Seip Earthworks and Serpent Mound
Seip Earthworks, another section of the Hopewell Culture National Historical Park, is one of the five nearly-identical complexes in the Scioto River Valley that follows the pattern of a large circle, a small circle, and a square. It is unique however in that it is centered around one of the largest Hopewell mounds found anywhere: 240 feet by 130 feet ,and 30 feet high. Referred to as the Seip-Pricer Mound, the mortuary mound was found to cover one small and two large buildings containing fire pits and interred human remains. There is no evidence that any of the buildings functioned as a crematory as in Mound City.
Much of the 2 mile long embankment wall at Seip has since been flattened by centuries of plowing, but the ten foot high wall originally enclosed 121 acres providing space not only for the huge Seip-Pricer Mound and other smaller mortuary mounds, but also multiple buildings as indicated by remaining post hole patterns. The floors of these buildings are littered with broken tools, shells, and animal bones leading archaeologists to identify these structures as workshops and centers of production. Due to the concentration of artisans working here – and the absence of evidence of production in other mound complexes – it is believed that Seip was likely a center of trade.
Serpent Mound, which lies to the southwest of many of the Hopewell sites in the Scioto River Valley, is a the largest effigy earthwork in the world, stretching 1,348 feet in length and maintaining 20 to 25 feet in width across a bluff. Unlike the burial mounds or embankment enclosure walls constructed by the Hopewell, the earthwork is a representation of ancient beliefs, specifically related to the mythology of the powerful great serpent. As such, it was very likely a ceremonial and gathering place.
The earthwork’s naturalistic appearance, easily discernible to visitors, has generated over a century of research and scholarship, but the the dating of the mound is still inconclusive, a problem greatly exacerbated by the lack of artifacts buried within the structure. The older theory attributed Serpent Mound to the Adena who were precursors of the Hopewell and inhabited the area from approximately 800 BC to 100 AD. This hypothesis was largely based on radiocarbon dating of organic material excavated from the serpent’s body, dating of two (out of three total) nearby burial mounds, evidence of Adena-era habitation adjacent to the mound, and the known tradition of mound building in the culture.

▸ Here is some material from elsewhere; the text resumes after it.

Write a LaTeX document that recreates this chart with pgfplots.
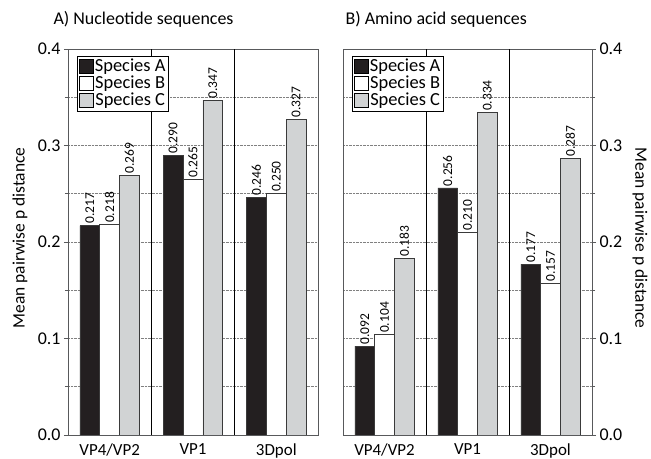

In recent years the theory has been introduced that it was in fact built by the later so-called Fort Ancient Culture based on a radiocarbon dates of ca. 1070 and 1120 AD. This speculation was bolstered by the later date of third burial mound as well as the presence of a larger Fort Ancient village partially constructed over the Adena habitation site. Supporters of this later attribution point to the importance of serpent symbolism in the culture overall (and the absence of serpent imagery in the Adena culture), the practices of constructing stone effigies of serpents, and the persistence of the mythology of the Great Serpent into the historical traditions of the Shawnee, who were direct descendants of the Fort Ancient peoples. One last argument is that the precise alignment of different sections of the serpent with solstices, lunar paths, and other solar events displays knowledge that is demonstrated in the construction of other Fort Ancient sites demonstrates whereas many of these alignments are absent from Adena sites despite at least rudimentary knowledge of the solar calendar. A final hypothesis proposes that the Fort Ancient peoples refurbished or reconstructed the earlier effigy originally constructed by the Adena; this would explain the radiocarbon results for both time periods.
Overall, the attribution of the mound is problematic. Because it is a unique structure, very little can be inferred from its construction with regards to placing it firmly in either the Adena or Fort Ancient traditions. Also likely due to its unique purpose, no artifacts were buried within the mound despite there being a custom to do so in both the Adena earthworks and the Fort Ancient platform and burial mounds; this of course greatly inhibits accurate attribution. Despite the inability to definitively date the mound however, there is little doubt that both cultures used the site or place and that it had a ceremonial function.